## Aim
Copy exactly, and only, the lines below from the first through the one containing "months = pd.date_range('2015-01-01', periods=66, freq='MS')", both included; pictures are omitted.

## Begin Material

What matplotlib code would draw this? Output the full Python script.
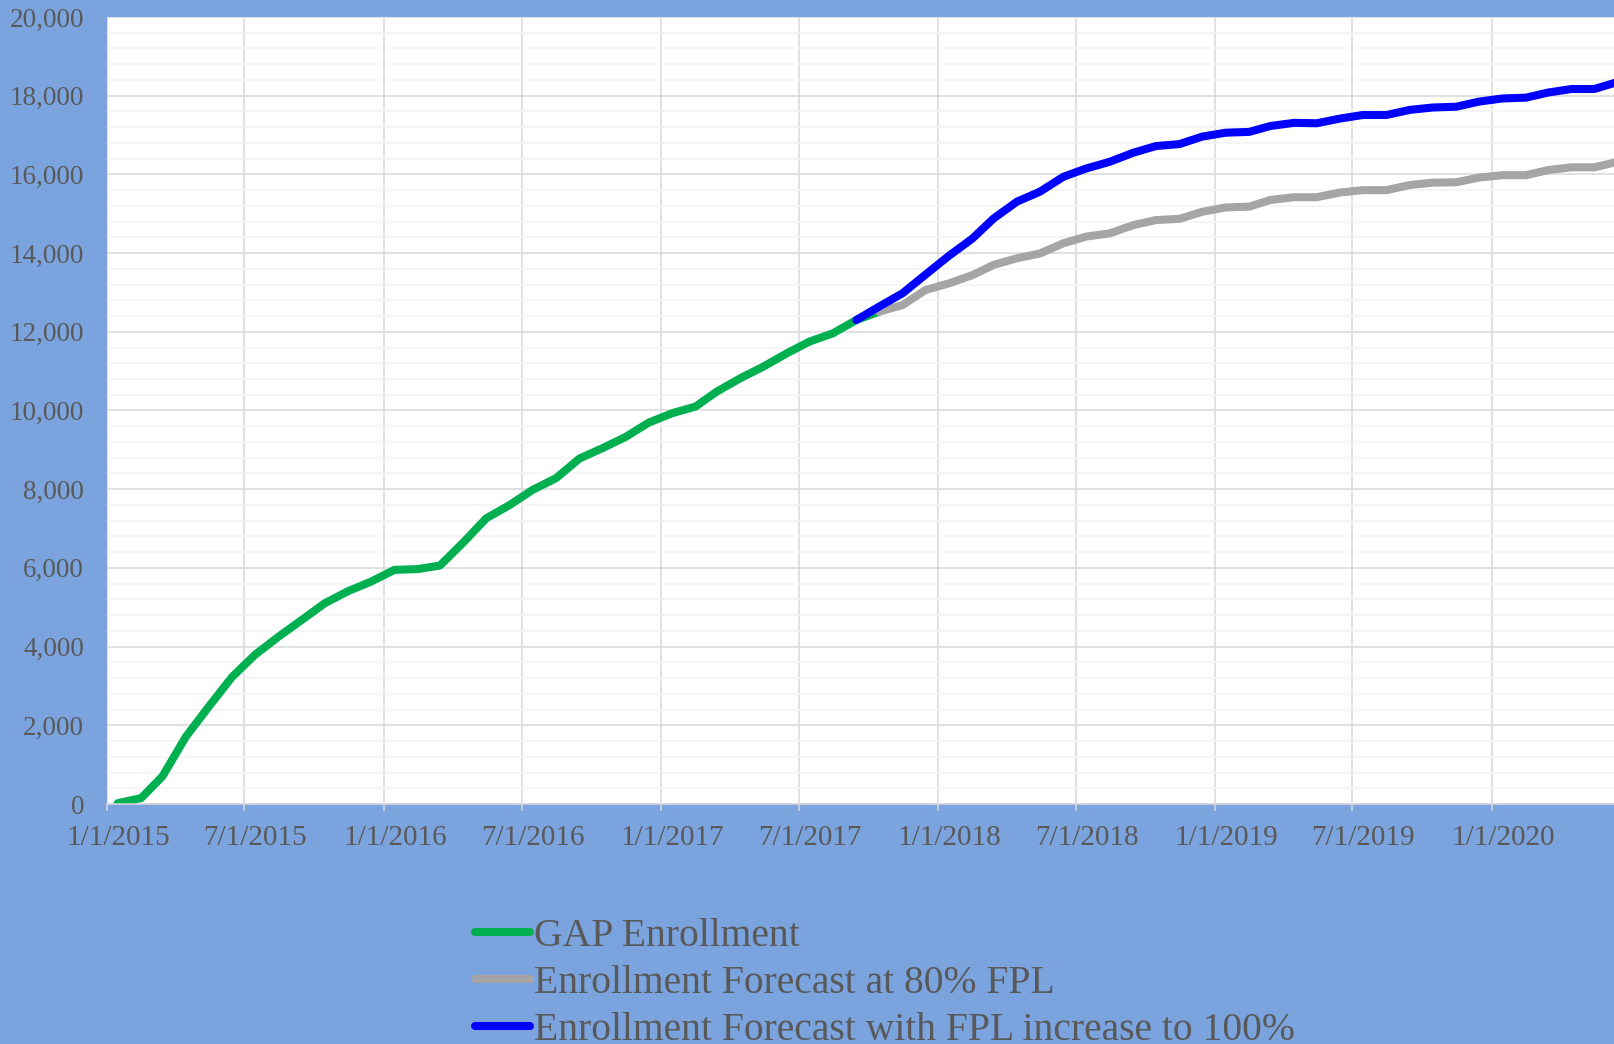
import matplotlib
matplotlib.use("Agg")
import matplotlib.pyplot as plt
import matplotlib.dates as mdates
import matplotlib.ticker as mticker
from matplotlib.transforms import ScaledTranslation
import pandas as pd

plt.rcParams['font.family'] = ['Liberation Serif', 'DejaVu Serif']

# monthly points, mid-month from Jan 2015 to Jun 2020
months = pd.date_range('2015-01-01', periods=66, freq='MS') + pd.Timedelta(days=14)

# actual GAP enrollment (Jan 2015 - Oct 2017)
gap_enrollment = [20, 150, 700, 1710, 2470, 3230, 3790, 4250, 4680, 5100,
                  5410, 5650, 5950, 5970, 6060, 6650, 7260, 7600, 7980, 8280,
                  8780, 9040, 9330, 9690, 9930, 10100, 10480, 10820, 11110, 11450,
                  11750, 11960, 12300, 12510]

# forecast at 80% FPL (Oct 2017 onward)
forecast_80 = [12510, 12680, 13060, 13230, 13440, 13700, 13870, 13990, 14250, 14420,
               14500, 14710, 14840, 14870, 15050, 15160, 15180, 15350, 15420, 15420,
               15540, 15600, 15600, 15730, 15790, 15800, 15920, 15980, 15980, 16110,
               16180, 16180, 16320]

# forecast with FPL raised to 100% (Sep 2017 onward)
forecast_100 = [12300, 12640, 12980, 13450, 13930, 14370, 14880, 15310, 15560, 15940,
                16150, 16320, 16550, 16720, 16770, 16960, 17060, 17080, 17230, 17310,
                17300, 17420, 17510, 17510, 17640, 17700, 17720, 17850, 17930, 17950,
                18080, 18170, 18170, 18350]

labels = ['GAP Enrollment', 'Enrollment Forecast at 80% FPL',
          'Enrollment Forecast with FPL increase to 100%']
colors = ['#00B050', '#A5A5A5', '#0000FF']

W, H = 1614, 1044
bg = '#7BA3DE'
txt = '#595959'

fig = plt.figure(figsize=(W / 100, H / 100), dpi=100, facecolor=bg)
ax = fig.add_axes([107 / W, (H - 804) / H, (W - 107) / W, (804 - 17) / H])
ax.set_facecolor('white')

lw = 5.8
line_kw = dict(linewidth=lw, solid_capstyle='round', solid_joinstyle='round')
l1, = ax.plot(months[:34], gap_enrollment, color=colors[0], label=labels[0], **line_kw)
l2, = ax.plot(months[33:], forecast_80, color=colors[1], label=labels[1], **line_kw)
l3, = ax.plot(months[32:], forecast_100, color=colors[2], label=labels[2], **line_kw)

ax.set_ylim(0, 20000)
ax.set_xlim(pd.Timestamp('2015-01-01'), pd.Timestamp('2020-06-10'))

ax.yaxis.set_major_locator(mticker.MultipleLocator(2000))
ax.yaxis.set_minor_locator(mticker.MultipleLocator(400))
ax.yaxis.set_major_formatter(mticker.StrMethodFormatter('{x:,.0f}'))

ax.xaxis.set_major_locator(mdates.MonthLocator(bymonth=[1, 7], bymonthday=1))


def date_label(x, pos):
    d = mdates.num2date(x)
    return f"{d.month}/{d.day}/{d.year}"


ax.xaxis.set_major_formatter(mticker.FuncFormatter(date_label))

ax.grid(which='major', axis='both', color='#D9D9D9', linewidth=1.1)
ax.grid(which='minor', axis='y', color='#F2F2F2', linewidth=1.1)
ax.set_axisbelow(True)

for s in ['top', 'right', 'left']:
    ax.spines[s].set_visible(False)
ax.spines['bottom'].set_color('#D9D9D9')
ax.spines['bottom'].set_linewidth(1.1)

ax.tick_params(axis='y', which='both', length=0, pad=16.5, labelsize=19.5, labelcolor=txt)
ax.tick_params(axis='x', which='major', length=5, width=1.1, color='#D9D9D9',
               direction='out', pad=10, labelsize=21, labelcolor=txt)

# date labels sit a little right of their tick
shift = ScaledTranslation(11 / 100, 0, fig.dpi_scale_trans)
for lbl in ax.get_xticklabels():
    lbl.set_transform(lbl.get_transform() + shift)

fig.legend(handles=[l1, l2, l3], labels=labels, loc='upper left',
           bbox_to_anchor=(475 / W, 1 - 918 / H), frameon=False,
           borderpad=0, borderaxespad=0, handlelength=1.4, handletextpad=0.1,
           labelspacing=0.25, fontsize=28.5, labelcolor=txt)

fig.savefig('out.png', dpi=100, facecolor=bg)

## End Material

## Exercise output
What matplotlib code would draw this? Output the full Python script.
import matplotlib
matplotlib.use("Agg")
import matplotlib.pyplot as plt
import matplotlib.dates as mdates
import matplotlib.ticker as mticker
from matplotlib.transforms import ScaledTranslation
import pandas as pd

plt.rcParams['font.family'] = ['Liberation Serif', 'DejaVu Serif']

# monthly points, mid-month from Jan 2015 to Jun 2020
months = pd.date_range('2015-01-01', periods=66, freq='MS') + pd.Timedelta(days=14)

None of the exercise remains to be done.